----- DATA LINES
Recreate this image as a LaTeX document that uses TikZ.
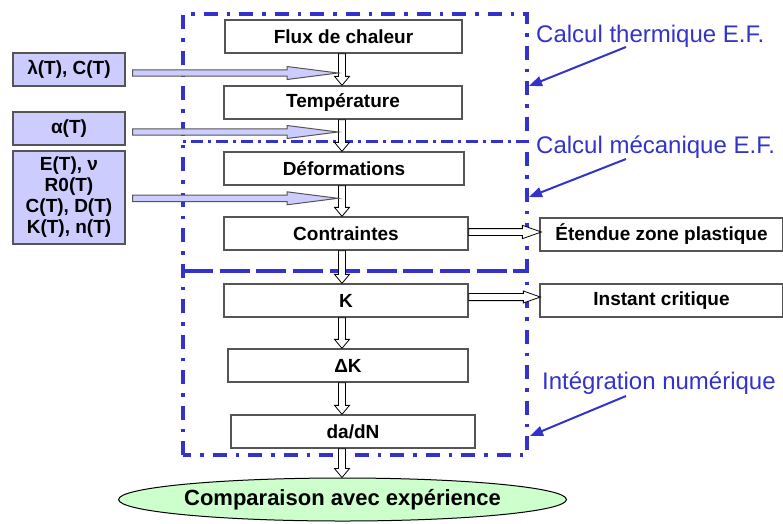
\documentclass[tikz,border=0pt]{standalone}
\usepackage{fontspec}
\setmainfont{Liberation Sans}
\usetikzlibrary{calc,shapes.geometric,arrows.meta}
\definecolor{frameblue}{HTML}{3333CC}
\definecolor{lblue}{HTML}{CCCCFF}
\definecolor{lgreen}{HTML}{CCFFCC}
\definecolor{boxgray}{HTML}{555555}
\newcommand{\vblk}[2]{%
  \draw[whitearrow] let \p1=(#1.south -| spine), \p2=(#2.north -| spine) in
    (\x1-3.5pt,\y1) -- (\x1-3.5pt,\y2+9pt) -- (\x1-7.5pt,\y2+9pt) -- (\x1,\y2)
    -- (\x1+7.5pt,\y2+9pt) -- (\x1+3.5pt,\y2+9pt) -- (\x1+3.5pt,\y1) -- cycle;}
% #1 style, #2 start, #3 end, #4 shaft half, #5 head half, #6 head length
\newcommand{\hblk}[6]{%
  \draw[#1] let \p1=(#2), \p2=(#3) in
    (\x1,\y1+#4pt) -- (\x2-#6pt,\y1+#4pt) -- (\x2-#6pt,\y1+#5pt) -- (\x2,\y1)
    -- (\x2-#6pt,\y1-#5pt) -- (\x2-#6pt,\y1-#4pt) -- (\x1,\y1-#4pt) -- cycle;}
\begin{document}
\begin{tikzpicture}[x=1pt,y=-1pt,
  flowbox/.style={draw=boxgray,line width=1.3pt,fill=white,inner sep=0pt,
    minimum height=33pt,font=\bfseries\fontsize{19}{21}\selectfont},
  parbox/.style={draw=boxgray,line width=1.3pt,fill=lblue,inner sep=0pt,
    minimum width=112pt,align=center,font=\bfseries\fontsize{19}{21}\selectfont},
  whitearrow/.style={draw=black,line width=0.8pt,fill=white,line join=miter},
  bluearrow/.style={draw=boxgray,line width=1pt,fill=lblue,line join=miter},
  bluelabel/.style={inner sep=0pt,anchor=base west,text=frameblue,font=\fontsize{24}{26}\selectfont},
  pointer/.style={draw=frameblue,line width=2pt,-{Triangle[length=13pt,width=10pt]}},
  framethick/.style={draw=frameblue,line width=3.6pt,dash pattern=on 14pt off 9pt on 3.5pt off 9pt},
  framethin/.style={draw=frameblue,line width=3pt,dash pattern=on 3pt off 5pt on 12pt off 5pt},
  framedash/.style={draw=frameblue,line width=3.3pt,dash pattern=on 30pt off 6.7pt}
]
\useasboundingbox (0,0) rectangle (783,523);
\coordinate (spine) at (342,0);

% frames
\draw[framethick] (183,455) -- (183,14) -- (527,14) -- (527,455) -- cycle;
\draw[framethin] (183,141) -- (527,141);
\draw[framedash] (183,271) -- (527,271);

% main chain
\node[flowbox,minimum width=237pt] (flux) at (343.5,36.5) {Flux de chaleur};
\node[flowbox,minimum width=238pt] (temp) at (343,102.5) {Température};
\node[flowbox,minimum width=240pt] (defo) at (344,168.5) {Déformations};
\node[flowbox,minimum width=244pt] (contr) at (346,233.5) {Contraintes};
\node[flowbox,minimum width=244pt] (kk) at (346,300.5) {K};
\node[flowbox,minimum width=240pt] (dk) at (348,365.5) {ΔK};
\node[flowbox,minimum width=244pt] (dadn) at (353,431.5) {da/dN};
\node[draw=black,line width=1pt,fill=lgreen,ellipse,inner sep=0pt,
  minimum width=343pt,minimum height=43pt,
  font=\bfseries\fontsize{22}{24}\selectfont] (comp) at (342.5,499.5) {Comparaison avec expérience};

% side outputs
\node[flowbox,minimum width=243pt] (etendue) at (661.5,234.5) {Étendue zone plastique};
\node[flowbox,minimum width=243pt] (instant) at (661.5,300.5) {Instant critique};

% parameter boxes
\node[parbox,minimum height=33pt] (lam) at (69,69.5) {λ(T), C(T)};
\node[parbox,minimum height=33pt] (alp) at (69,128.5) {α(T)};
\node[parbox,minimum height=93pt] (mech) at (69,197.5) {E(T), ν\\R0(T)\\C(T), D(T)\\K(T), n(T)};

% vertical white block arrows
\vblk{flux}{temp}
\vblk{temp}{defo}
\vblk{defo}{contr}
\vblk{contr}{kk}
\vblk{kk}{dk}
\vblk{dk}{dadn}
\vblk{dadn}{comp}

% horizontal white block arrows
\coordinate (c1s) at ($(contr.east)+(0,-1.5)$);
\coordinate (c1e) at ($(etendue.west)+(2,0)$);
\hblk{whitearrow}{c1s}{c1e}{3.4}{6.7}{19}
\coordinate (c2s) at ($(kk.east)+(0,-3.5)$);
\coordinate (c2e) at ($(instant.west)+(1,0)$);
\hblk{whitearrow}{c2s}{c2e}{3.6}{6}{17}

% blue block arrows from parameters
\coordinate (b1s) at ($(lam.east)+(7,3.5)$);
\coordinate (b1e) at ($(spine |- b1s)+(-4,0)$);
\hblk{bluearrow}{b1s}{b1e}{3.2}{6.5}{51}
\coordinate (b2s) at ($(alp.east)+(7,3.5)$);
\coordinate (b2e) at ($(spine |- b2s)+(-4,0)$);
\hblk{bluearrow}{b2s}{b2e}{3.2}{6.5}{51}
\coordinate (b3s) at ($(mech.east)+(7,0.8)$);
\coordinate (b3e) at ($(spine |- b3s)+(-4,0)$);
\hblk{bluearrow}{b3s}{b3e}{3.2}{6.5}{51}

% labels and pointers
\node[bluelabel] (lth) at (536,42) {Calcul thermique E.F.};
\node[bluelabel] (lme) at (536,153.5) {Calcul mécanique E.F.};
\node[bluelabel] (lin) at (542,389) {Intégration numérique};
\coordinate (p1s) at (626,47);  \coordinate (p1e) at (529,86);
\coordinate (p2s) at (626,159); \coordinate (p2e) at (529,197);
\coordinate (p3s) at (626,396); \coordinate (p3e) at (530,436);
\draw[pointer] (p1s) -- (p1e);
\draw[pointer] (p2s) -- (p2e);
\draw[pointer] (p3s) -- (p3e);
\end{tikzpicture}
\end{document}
----------
From the material above, reproduce everything verbatim except the pictures.

FINAL RESULT:
Recreate this image as a LaTeX document that uses TikZ.
\documentclass[tikz,border=0pt]{standalone}
\usepackage{fontspec}
\setmainfont{Liberation Sans}
\usetikzlibrary{calc,shapes.geometric,arrows.meta}
\definecolor{frameblue}{HTML}{3333CC}
\definecolor{lblue}{HTML}{CCCCFF}
\definecolor{lgreen}{HTML}{CCFFCC}
\definecolor{boxgray}{HTML}{555555}
\newcommand{\vblk}[2]{%
  \draw[whitearrow] let \p1=(#1.south -| spine), \p2=(#2.north -| spine) in
    (\x1-3.5pt,\y1) -- (\x1-3.5pt,\y2+9pt) -- (\x1-7.5pt,\y2+9pt) -- (\x1,\y2)
    -- (\x1+7.5pt,\y2+9pt) -- (\x1+3.5pt,\y2+9pt) -- (\x1+3.5pt,\y1) -- cycle;}
% #1 style, #2 start, #3 end, #4 shaft half, #5 head half, #6 head length
\newcommand{\hblk}[6]{%
  \draw[#1] let \p1=(#2), \p2=(#3) in
    (\x1,\y1+#4pt) -- (\x2-#6pt,\y1+#4pt) -- (\x2-#6pt,\y1+#5pt) -- (\x2,\y1)
    -- (\x2-#6pt,\y1-#5pt) -- (\x2-#6pt,\y1-#4pt) -- (\x1,\y1-#4pt) -- cycle;}
\begin{document}
\begin{tikzpicture}[x=1pt,y=-1pt,
  flowbox/.style={draw=boxgray,line width=1.3pt,fill=white,inner sep=0pt,
    minimum height=33pt,font=\bfseries\fontsize{19}{21}\selectfont},
  parbox/.style={draw=boxgray,line width=1.3pt,fill=lblue,inner sep=0pt,
    minimum width=112pt,align=center,font=\bfseries\fontsize{19}{21}\selectfont},
  whitearrow/.style={draw=black,line width=0.8pt,fill=white,line join=miter},
  bluearrow/.style={draw=boxgray,line width=1pt,fill=lblue,line join=miter},
  bluelabel/.style={inner sep=0pt,anchor=base west,text=frameblue,font=\fontsize{24}{26}\selectfont},
  pointer/.style={draw=frameblue,line width=2pt,-{Triangle[length=13pt,width=10pt]}},
  framethick/.style={draw=frameblue,line width=3.6pt,dash pattern=on 14pt off 9pt on 3.5pt off 9pt},
  framethin/.style={draw=frameblue,line width=3pt,dash pattern=on 3pt off 5pt on 12pt off 5pt},
  framedash/.style={draw=frameblue,line width=3.3pt,dash pattern=on 30pt off 6.7pt}
]
\useasboundingbox (0,0) rectangle (783,523);
\coordinate (spine) at (342,0);

% frames
\draw[framethick] (183,455) -- (183,14) -- (527,14) -- (527,455) -- cycle;
\draw[framethin] (183,141) -- (527,141);
\draw[framedash] (183,271) -- (527,271);

% main chain
\node[flowbox,minimum width=237pt] (flux) at (343.5,36.5) {Flux de chaleur};
\node[flowbox,minimum width=238pt] (temp) at (343,102.5) {Température};
\node[flowbox,minimum width=240pt] (defo) at (344,168.5) {Déformations};
\node[flowbox,minimum width=244pt] (contr) at (346,233.5) {Contraintes};
\node[flowbox,minimum width=244pt] (kk) at (346,300.5) {K};
\node[flowbox,minimum width=240pt] (dk) at (348,365.5) {ΔK};
\node[flowbox,minimum width=244pt] (dadn) at (353,431.5) {da/dN};
\node[draw=black,line width=1pt,fill=lgreen,ellipse,inner sep=0pt,
  minimum width=343pt,minimum height=43pt,
  font=\bfseries\fontsize{22}{24}\selectfont] (comp) at (342.5,499.5) {Comparaison avec expérience};

% side outputs
\node[flowbox,minimum width=243pt] (etendue) at (661.5,234.5) {Étendue zone plastique};
\node[flowbox,minimum width=243pt] (instant) at (661.5,300.5) {Instant critique};

% parameter boxes
\node[parbox,minimum height=33pt] (lam) at (69,69.5) {λ(T), C(T)};
\node[parbox,minimum height=33pt] (alp) at (69,128.5) {α(T)};
\node[parbox,minimum height=93pt] (mech) at (69,197.5) {E(T), ν\\R0(T)\\C(T), D(T)\\K(T), n(T)};

% vertical white block arrows
\vblk{flux}{temp}
\vblk{temp}{defo}
\vblk{defo}{contr}
\vblk{contr}{kk}
\vblk{kk}{dk}
\vblk{dk}{dadn}
\vblk{dadn}{comp}

% horizontal white block arrows
\coordinate (c1s) at ($(contr.east)+(0,-1.5)$);
\coordinate (c1e) at ($(etendue.west)+(2,0)$);
\hblk{whitearrow}{c1s}{c1e}{3.4}{6.7}{19}
\coordinate (c2s) at ($(kk.east)+(0,-3.5)$);
\coordinate (c2e) at ($(instant.west)+(1,0)$);
\hblk{whitearrow}{c2s}{c2e}{3.6}{6}{17}

% blue block arrows from parameters
\coordinate (b1s) at ($(lam.east)+(7,3.5)$);
\coordinate (b1e) at ($(spine |- b1s)+(-4,0)$);
\hblk{bluearrow}{b1s}{b1e}{3.2}{6.5}{51}
\coordinate (b2s) at ($(alp.east)+(7,3.5)$);
\coordinate (b2e) at ($(spine |- b2s)+(-4,0)$);
\hblk{bluearrow}{b2s}{b2e}{3.2}{6.5}{51}
\coordinate (b3s) at ($(mech.east)+(7,0.8)$);
\coordinate (b3e) at ($(spine |- b3s)+(-4,0)$);
\hblk{bluearrow}{b3s}{b3e}{3.2}{6.5}{51}

% labels and pointers
\node[bluelabel] (lth) at (536,42) {Calcul thermique E.F.};
\node[bluelabel] (lme) at (536,153.5) {Calcul mécanique E.F.};
\node[bluelabel] (lin) at (542,389) {Intégration numérique};
\coordinate (p1s) at (626,47);  \coordinate (p1e) at (529,86);
\coordinate (p2s) at (626,159); \coordinate (p2e) at (529,197);
\coordinate (p3s) at (626,396); \coordinate (p3e) at (530,436);
\draw[pointer] (p1s) -- (p1e);
\draw[pointer] (p2s) -- (p2e);
\draw[pointer] (p3s) -- (p3e);
\end{tikzpicture}
\end{document}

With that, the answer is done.